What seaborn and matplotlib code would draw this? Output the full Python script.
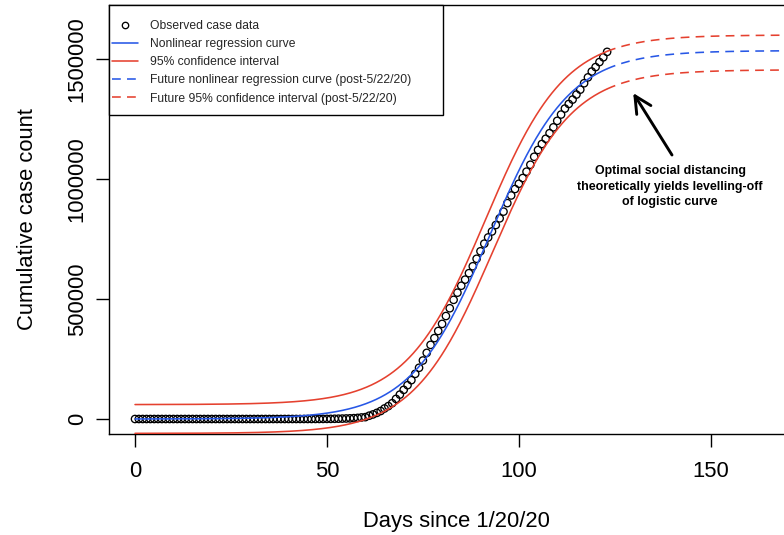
import numpy as np
import pandas as pd
import matplotlib
matplotlib.use("Agg")
import matplotlib.pyplot as plt
import seaborn as sns
from matplotlib.lines import Line2D
from matplotlib.patches import Rectangle

# ---------------- data ----------------
# Observed cumulative case counts, one per day (day 0 .. 123)
observed_cases = [
    0, 0, 0, 1,
    1, 1, 2, 2, 5, 5, 5, 5, 5, 7, 8, 8, 11, 11, 11, 11, 11, 11, 11, 11,
    12, 12, 13, 13, 13, 13, 13, 13, 13, 13, 15, 15, 15, 51, 51, 57, 58, 60, 68,
    74, 98, 118, 149, 217, 262, 402, 518, 583, 959, 1281, 1663, 2179, 2727,
    3499, 4632, 6421, 7786, 13680, 19101,
    25493, 33276, 43847, 53740, 65778, 83836, 101657, 121478, 140886, 161807,
    188172,
    213372, 243762, 275586, 308853, 337072, 366667, 396223, 429052, 461437,
    496535, 526396, 555313, 580619, 607670, 636350, 667592,
    698903, 730582, 756529, 781408, 808258, 836032, 864131, 899414, 931390,
    958330, 980182, 1003957, 1030601, 1059378, 1092564, 1120915, 1145779,
    1167555, 1190932, 1215288, 1242287, 1268521, 1293501, 1312718, 1330874,
    1351831, 1372336, 1399019, 1423443, 1447814, 1466278, 1487290, 1507044,
    1529746,
]
observed_days = list(range(len(observed_cases)))

# Logistic model parameters:
# [asymptote, growth rate, midpoint day, vertical offset]
fit_params = [1.535e6, 0.097, 92.5, 0.0]
ci_upper_params = [1.54e6, 0.097, 91.3, 6.0e4]
ci_lower_params = [1.515e6, 0.097, 93.2, -6.0e4]
last_observed_day = 123     # 5/22/20
last_future_day = 176

x_ticks = [0, 50, 100, 150]
y_ticks = [0, 500000, 1000000, 1500000]
y_tick_labels = ["0", "500000", "1000000", "1500000"]

legend_labels = [
    "Observed case data",
    "Nonlinear regression curve",
    "95% confidence interval",
    "Future nonlinear regression curve (post-5/22/20)",
    "Future 95% confidence interval (post-5/22/20)",
]
annotation_text = ("Optimal social distancing\n"
                   "theoretically yields levelling-off\n"
                   "of logistic curve")


def logistic(t, p):
    k, r, t0, c = p
    return c + k / (1.0 + np.exp(-r * (t - t0)))


# ---------------- styling ----------------
sns.set_theme(style="white")
plt.rcParams["font.family"] = ["Liberation Sans", "DejaVu Sans"]

BLUE = "#2757e6"
RED = "#e5412f"
LW = 1.15
DASH = (0, (5.5, 3.9))

W, H = 784, 535
fig = plt.figure(figsize=(W / 100, H / 100), dpi=100)
ax_left, ax_right, ax_top, ax_bottom = 109.3, 804.8, 5.0, 434.0
ax = fig.add_axes([ax_left / W, 1 - ax_bottom / H,
                   (ax_right - ax_left) / W, (ax_bottom - ax_top) / H])

obs_df = pd.DataFrame({"day": observed_days, "cases": observed_cases})
sns.scatterplot(data=obs_df, x="day", y="cases", ax=ax, marker="o",
                facecolor="none", edgecolor="black", s=28, linewidth=0.95,
                zorder=2, legend=False)

t_now = np.linspace(0, last_observed_day, 600)
t_fut = np.linspace(last_observed_day, last_future_day, 300)
for params, color, z in [(ci_upper_params, RED, 3), (ci_lower_params, RED, 3),
                         (fit_params, BLUE, 3)]:
    sns.lineplot(x=t_now, y=logistic(t_now, params), ax=ax, color=color,
                 linewidth=LW, sort=False, estimator=None, zorder=z)
    sns.lineplot(x=t_fut, y=logistic(t_fut, params), ax=ax, color=color,
                 linewidth=LW, linestyle=DASH, sort=False, estimator=None,
                 zorder=z)

ax.set_xlim(-6.7, 174.5)
ax.set_ylim(-62500, 1725000)
ax.set_xticks(x_ticks)
ax.set_xticklabels([str(v) for v in x_ticks])
ax.set_yticks(y_ticks)
ax.set_yticklabels(y_tick_labels, rotation=90, va="center")

for s in ax.spines.values():
    s.set_color("black")
    s.set_linewidth(1.0)

ax.tick_params(axis="both", which="major", direction="out", length=9.5,
               width=1.0, color="black", labelsize=15.8, labelcolor="black",
               left=True, bottom=True)
ax.tick_params(axis="x", pad=10)
ax.tick_params(axis="y", pad=6)

ax.set_xlabel("Days since 1/20/20", fontsize=15.8, color="black")
ax.set_ylabel("Cumulative case count", fontsize=15.8, color="black")
ax.xaxis.label.set_va("center")
ax.yaxis.label.set_va("center")
ax.xaxis.set_label_coords(0.4985, (ax_bottom - 521) / (ax_bottom - ax_top))
ax.yaxis.set_label_coords((28 - ax_left) / (ax_right - ax_left), 0.5)

# legend frame (R style: square box)
box = Rectangle((0.0, (ax_bottom - 115) / (ax_bottom - ax_top)),
                (443 - ax_left) / (ax_right - ax_left),
                1.0 - (ax_bottom - 115) / (ax_bottom - ax_top),
                transform=ax.transAxes, facecolor="white", edgecolor="black",
                linewidth=1.0, zorder=4, clip_on=False)
ax.add_patch(box)

handles = [
    Line2D([], [], linestyle="none", marker="o", markersize=4.6,
           markerfacecolor="none", markeredgecolor="black",
           markeredgewidth=0.95),
    Line2D([], [], color=BLUE, linewidth=LW),
    Line2D([], [], color=RED, linewidth=LW),
    Line2D([], [], color=BLUE, linewidth=LW, linestyle=DASH),
    Line2D([], [], color=RED, linewidth=LW, linestyle=DASH),
]
leg = ax.legend(handles, legend_labels, loc="upper left",
                bbox_to_anchor=((112 - ax_left) / (ax_right - ax_left),
                                (ax_bottom - 20.2) / (ax_bottom - ax_top)),
                frameon=False, borderpad=0.0, borderaxespad=0.0,
                fontsize=8.75, handlelength=2.13, handletextpad=0.99,
                labelspacing=0.5)
leg.set_zorder(5)

# annotation arrow and text
ax.annotate("", xy=(129.8, 1.358e6), xytext=(139.9, 1.10e6),
            arrowprops=dict(arrowstyle="->,head_length=0.6,head_width=0.3",
                            color="black", lw=2.1, mutation_scale=20,
                            shrinkA=0, shrinkB=0), zorder=6)
ax.text(139.4, 0.968e6, annotation_text, ha="center", va="center",
        fontsize=8.9, fontweight="bold", linespacing=1.42, color="black",
        zorder=6)

fig.savefig("out.png", dpi=100)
====================
What you should do: Starting at the first line of the material, output exactly the lines up to and including the one with "from matplotlib.patches import Rectangle". Do not include the pictures.

Completed task:
What seaborn and matplotlib code would draw this? Output the full Python script.
import numpy as np
import pandas as pd
import matplotlib
matplotlib.use("Agg")
import matplotlib.pyplot as plt
import seaborn as sns
from matplotlib.lines import Line2D
from matplotlib.patches import Rectangle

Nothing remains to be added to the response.